Unfortunately, due to a lack of funds, she and her team were unable to purchase a protective layer of stucco that could preserve Prima Mater for a longer time. After some decades, the piece has lost much of its original shape; but the memory of the project and what it signified still stands.



DONNA PICKENS and FRIENDS AT THE ARTS EXCHANGE (date unknown)

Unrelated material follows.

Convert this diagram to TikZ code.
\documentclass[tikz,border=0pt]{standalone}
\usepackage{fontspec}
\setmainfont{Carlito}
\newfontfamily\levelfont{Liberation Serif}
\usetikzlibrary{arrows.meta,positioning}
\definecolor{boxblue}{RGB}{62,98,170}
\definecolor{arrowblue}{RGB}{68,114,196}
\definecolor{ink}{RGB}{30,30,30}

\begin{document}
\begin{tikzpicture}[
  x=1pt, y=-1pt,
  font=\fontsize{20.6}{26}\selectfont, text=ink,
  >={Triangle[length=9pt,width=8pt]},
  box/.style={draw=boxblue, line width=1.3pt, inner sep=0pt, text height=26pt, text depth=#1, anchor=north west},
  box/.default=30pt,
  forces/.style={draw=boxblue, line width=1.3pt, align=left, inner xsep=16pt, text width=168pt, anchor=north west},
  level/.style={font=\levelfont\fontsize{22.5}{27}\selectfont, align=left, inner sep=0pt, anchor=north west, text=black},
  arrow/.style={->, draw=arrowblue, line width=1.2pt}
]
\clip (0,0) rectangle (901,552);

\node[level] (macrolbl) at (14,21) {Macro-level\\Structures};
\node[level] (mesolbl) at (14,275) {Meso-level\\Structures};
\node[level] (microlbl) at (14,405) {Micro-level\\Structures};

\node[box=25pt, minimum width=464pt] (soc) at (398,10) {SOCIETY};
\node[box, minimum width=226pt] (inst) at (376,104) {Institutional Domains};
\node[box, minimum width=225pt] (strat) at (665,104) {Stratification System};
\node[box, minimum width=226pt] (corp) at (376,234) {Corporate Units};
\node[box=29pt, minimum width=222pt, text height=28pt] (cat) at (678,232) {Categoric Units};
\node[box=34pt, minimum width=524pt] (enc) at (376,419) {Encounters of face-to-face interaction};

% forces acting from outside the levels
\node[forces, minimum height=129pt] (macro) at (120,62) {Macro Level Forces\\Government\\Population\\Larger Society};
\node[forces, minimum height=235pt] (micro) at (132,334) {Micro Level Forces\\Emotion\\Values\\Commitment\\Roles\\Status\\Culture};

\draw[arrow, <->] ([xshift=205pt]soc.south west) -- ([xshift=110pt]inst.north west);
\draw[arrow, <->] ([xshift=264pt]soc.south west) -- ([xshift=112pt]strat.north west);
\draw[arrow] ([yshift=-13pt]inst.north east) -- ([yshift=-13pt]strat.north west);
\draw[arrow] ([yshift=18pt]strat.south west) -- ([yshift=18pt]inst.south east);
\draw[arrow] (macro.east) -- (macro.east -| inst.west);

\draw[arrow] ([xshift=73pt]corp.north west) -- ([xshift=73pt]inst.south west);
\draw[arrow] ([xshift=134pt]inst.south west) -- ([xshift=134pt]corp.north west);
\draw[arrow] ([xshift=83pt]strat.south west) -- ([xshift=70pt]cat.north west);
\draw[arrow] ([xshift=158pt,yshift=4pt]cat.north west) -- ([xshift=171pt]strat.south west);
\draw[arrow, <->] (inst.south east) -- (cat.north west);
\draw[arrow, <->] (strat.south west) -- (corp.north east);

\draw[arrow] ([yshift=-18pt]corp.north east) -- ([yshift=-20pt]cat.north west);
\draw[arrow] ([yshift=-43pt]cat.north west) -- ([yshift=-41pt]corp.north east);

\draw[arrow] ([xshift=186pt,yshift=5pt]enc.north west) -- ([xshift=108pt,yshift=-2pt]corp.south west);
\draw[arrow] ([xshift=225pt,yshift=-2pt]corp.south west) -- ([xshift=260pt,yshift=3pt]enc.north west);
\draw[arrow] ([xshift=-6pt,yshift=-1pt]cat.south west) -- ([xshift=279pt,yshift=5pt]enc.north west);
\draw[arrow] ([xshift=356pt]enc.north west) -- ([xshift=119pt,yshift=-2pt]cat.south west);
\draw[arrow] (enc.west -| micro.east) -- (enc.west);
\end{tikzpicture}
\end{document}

In addition to Prima Mater, “Rethinking,” and her work at the Arts Exchange, Donna participated in and helped organize art shows across Atlanta, including the storied Mattress Factory shows of the 1980s and 1990s with fellow Arts Exchange resident Jack Sinclair. Donna maintained her studio at the Arts Exchange for nearly 10 years.

TODAY

Since the early 2000s, Donna has lived in Montgomery, Alabama, where she worked for 13 years as Assistant Curator of Education at the Montgomery Museum of Modern Art. She recently retired, and now works part-time with the Alabama Arts Alliance, providing teachers across the state with workshops and curricula to encourage and integrate art in the classroom. She also enjoys doing her own artwork, including ceramics and a newfound love for encaustics. She plans to attend the ribbon-cutting ceremony for the new ArtsXchange in East Point this June.